Among the hindrances of blockchain application advancement or DApp development is the complexity in design approach; developers must select either the pallets route or smart contract route and accept the pros and cons of each option. However, with the hybrid design, developers can leverage the best of both worlds.

Traditional applications like games demonstrate the effectiveness of utilizing different approaches to deliver an efficient, performing application. Applying the same concept to DApps encourages inventive thinking on DApp development. Smart contracts and pallets when used tactfully and with purpose, both technologies can synergise to facilitate complex logic execution in advanced industry scenarios.
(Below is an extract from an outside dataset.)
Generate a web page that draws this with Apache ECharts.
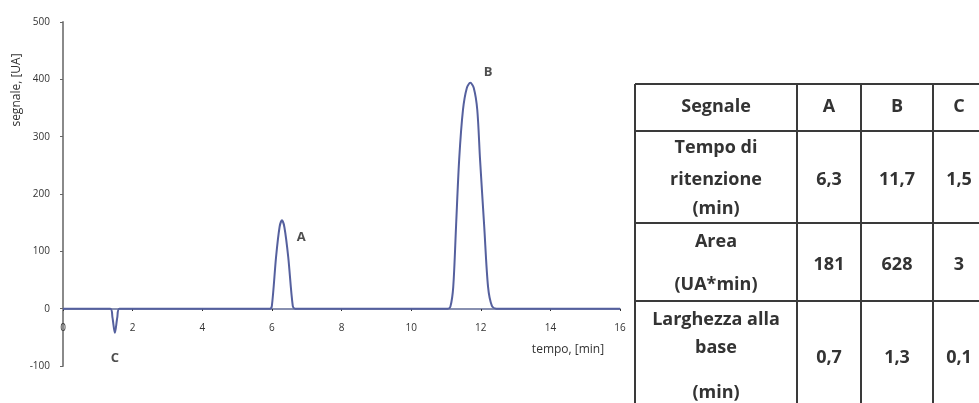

The hybrid model provides a path for developer integration and advancement in the world of blockchain. The code sharing ability between smart contracts and pallets through the hybrid model encourages gradual developer improvement in DApp design, and the code and interface exchange between smart contracts and pallets can inspire developers to continue building with the goal of constantly upgrading or improving their DApps as they better understand the hybrid model.

Thus, hybrid application highlights the future of smart contracts, one where developers use them as stepping stones to create holistic, strengthening platforms.